* DATA LINES *
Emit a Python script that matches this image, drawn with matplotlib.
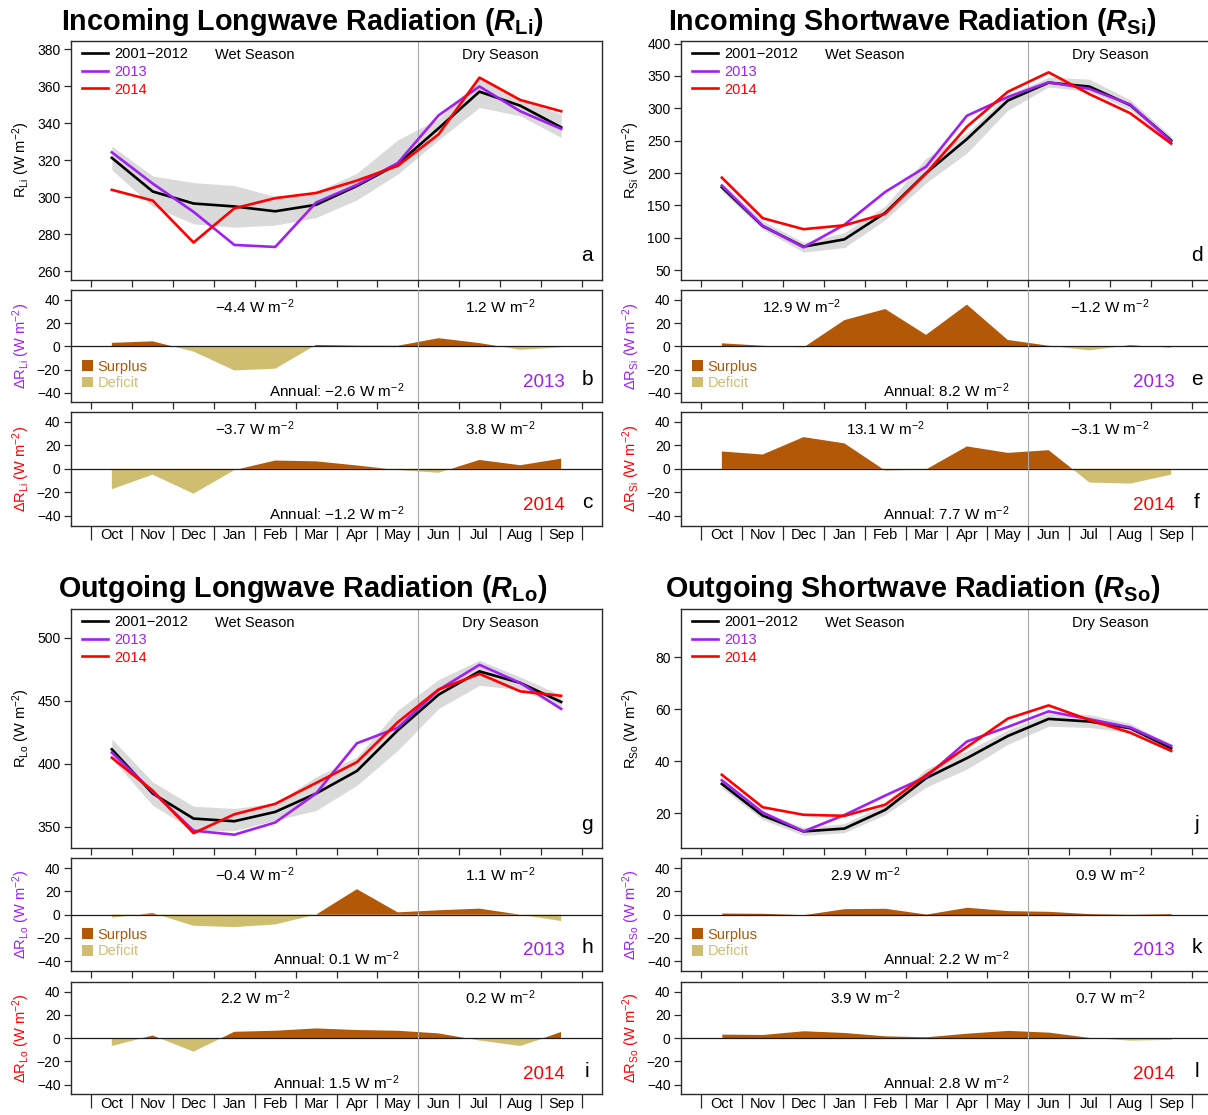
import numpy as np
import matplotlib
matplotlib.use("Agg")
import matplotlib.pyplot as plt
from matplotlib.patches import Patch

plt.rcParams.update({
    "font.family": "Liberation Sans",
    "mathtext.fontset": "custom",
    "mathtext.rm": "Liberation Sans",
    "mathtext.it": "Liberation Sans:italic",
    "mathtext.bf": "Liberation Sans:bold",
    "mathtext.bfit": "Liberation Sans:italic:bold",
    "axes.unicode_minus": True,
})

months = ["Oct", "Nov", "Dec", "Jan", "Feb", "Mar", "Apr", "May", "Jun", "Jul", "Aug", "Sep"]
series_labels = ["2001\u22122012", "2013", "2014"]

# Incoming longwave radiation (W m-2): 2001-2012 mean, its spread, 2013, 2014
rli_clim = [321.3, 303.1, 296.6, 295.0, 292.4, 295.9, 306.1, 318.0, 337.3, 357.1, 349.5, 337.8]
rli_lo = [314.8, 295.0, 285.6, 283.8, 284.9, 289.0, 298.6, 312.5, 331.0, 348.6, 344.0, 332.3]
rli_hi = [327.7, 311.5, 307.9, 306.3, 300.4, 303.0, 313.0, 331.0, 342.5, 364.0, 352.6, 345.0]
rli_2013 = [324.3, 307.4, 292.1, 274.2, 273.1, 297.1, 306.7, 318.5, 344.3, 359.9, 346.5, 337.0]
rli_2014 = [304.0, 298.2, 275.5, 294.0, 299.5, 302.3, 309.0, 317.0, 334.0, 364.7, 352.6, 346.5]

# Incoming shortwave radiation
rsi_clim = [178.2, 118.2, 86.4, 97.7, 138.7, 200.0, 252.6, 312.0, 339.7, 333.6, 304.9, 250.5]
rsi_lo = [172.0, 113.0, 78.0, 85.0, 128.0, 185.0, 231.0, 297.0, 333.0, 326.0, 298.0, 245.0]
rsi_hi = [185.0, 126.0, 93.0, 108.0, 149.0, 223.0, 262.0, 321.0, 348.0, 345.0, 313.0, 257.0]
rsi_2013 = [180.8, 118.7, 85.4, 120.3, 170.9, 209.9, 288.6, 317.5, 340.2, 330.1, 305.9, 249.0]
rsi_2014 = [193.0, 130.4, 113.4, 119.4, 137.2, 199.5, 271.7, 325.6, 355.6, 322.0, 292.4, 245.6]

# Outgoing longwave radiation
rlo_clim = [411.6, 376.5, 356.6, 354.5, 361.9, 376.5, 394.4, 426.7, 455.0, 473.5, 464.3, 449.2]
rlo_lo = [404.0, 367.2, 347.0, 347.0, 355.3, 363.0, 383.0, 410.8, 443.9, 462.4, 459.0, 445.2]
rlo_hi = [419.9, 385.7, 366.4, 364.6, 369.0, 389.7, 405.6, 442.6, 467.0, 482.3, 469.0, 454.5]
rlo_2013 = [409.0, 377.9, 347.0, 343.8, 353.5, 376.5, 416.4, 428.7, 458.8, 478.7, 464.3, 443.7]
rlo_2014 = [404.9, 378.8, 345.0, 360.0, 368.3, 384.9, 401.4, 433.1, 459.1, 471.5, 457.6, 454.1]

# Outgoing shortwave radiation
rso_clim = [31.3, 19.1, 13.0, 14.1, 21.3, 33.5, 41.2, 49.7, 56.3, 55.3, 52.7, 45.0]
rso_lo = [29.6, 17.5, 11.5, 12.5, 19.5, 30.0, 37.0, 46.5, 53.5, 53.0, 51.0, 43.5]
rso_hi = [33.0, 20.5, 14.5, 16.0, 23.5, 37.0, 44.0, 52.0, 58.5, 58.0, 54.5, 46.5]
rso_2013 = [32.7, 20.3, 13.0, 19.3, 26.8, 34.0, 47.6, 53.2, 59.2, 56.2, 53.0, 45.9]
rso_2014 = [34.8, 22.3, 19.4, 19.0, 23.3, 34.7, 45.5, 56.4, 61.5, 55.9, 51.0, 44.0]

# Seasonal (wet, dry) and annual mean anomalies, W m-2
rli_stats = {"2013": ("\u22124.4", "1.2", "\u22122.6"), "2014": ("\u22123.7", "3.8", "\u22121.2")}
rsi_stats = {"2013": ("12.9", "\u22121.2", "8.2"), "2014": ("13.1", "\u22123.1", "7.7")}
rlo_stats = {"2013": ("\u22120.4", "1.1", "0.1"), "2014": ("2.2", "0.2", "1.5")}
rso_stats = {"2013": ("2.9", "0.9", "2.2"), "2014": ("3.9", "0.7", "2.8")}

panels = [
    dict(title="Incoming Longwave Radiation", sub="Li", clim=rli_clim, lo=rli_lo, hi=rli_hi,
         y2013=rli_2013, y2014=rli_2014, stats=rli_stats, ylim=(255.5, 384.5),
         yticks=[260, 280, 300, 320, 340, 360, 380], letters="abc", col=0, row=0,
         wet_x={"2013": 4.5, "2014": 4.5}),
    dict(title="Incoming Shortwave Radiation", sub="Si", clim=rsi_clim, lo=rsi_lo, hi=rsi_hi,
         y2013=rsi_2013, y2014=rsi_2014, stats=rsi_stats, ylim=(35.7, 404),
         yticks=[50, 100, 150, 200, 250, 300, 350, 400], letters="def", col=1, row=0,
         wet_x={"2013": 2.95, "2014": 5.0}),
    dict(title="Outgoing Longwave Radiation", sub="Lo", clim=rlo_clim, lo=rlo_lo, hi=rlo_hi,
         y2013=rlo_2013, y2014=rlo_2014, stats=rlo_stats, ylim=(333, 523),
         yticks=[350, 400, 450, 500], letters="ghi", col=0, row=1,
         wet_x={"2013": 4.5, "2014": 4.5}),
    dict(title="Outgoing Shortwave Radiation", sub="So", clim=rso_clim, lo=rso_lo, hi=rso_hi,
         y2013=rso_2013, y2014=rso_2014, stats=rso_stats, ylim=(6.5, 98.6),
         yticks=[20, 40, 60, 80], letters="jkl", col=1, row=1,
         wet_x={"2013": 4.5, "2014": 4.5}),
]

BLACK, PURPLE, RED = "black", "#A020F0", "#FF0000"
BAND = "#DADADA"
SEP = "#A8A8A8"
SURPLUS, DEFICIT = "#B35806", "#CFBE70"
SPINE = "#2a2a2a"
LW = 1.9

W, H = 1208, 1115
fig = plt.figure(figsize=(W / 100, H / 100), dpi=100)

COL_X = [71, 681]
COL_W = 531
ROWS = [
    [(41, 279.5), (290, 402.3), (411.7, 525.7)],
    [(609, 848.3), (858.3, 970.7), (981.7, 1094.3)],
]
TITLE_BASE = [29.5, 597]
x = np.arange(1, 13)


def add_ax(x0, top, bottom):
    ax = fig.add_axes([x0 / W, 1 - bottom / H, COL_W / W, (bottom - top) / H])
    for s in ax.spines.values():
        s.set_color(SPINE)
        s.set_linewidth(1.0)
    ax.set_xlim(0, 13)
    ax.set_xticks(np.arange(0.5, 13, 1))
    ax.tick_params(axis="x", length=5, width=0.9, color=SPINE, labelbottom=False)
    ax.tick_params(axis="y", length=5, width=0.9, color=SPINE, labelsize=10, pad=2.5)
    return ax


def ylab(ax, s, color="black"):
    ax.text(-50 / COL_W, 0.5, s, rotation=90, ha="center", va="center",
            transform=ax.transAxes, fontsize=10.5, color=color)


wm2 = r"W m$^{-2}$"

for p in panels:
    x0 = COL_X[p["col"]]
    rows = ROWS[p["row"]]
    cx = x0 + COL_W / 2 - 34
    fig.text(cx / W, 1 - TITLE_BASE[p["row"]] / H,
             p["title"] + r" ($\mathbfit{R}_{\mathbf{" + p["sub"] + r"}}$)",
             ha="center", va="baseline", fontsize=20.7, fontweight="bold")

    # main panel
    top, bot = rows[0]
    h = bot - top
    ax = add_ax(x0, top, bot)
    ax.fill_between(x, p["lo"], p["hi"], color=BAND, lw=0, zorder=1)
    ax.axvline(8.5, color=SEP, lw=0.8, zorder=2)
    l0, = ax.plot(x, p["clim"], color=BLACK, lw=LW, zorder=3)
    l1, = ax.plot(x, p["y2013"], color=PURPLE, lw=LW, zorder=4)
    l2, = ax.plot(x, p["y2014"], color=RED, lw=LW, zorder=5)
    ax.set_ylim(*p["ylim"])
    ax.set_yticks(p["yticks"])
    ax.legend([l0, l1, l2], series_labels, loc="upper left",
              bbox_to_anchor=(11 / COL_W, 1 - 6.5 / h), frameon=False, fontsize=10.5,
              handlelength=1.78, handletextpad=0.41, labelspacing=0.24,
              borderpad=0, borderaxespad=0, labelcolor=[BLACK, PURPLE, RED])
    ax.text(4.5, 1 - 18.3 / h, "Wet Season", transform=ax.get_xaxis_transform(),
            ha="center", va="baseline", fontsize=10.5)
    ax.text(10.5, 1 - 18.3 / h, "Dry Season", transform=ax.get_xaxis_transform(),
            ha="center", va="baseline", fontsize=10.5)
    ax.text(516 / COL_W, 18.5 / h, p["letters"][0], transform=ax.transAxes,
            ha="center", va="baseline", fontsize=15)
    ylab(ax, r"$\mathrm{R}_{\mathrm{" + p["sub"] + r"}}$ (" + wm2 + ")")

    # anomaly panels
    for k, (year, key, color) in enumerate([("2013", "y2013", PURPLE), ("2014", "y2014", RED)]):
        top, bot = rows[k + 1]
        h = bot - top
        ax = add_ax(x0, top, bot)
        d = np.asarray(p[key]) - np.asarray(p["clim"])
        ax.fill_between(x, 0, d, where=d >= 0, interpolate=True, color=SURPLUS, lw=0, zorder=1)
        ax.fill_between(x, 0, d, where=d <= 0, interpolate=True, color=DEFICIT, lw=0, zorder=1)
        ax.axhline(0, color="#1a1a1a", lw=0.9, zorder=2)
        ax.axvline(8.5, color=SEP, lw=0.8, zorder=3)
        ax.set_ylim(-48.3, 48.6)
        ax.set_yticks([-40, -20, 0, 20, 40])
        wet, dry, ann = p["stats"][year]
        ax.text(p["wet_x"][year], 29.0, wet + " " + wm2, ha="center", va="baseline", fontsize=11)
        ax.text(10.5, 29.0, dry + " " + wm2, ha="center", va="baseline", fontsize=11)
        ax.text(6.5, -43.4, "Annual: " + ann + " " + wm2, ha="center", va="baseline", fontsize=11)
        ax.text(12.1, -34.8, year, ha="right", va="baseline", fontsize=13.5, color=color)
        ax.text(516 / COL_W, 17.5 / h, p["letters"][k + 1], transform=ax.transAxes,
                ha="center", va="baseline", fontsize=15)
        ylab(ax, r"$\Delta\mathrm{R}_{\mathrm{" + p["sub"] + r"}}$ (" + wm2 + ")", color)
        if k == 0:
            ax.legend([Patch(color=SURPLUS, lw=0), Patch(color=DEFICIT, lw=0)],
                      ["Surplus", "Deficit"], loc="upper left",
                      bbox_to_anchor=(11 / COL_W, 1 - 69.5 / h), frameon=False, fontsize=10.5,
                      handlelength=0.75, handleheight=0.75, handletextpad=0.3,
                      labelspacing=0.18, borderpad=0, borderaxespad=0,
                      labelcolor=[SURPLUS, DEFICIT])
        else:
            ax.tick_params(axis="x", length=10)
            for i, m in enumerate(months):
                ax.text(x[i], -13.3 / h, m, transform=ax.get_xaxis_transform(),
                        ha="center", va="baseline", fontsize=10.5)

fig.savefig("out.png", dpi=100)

* TASK OBJECTIVE *
Return only the lines running from the top of the data to the line that holds "364.7, 352.6, 346.5]". Include both of those lines, but skip the pictures.

* EXERCISE RESULT *
Emit a Python script that matches this image, drawn with matplotlib.
import numpy as np
import matplotlib
matplotlib.use("Agg")
import matplotlib.pyplot as plt
from matplotlib.patches import Patch

plt.rcParams.update({
    "font.family": "Liberation Sans",
    "mathtext.fontset": "custom",
    "mathtext.rm": "Liberation Sans",
    "mathtext.it": "Liberation Sans:italic",
    "mathtext.bf": "Liberation Sans:bold",
    "mathtext.bfit": "Liberation Sans:italic:bold",
    "axes.unicode_minus": True,
})

months = ["Oct", "Nov", "Dec", "Jan", "Feb", "Mar", "Apr", "May", "Jun", "Jul", "Aug", "Sep"]
series_labels = ["2001\u22122012", "2013", "2014"]

# Incoming longwave radiation (W m-2): 2001-2012 mean, its spread, 2013, 2014
rli_clim = [321.3, 303.1, 296.6, 295.0, 292.4, 295.9, 306.1, 318.0, 337.3, 357.1, 349.5, 337.8]
rli_lo = [314.8, 295.0, 285.6, 283.8, 284.9, 289.0, 298.6, 312.5, 331.0, 348.6, 344.0, 332.3]
rli_hi = [327.7, 311.5, 307.9, 306.3, 300.4, 303.0, 313.0, 331.0, 342.5, 364.0, 352.6, 345.0]
rli_2013 = [324.3, 307.4, 292.1, 274.2, 273.1, 297.1, 306.7, 318.5, 344.3, 359.9, 346.5, 337.0]
rli_2014 = [304.0, 298.2, 275.5, 294.0, 299.5, 302.3, 309.0, 317.0, 334.0, 364.7, 352.6, 346.5]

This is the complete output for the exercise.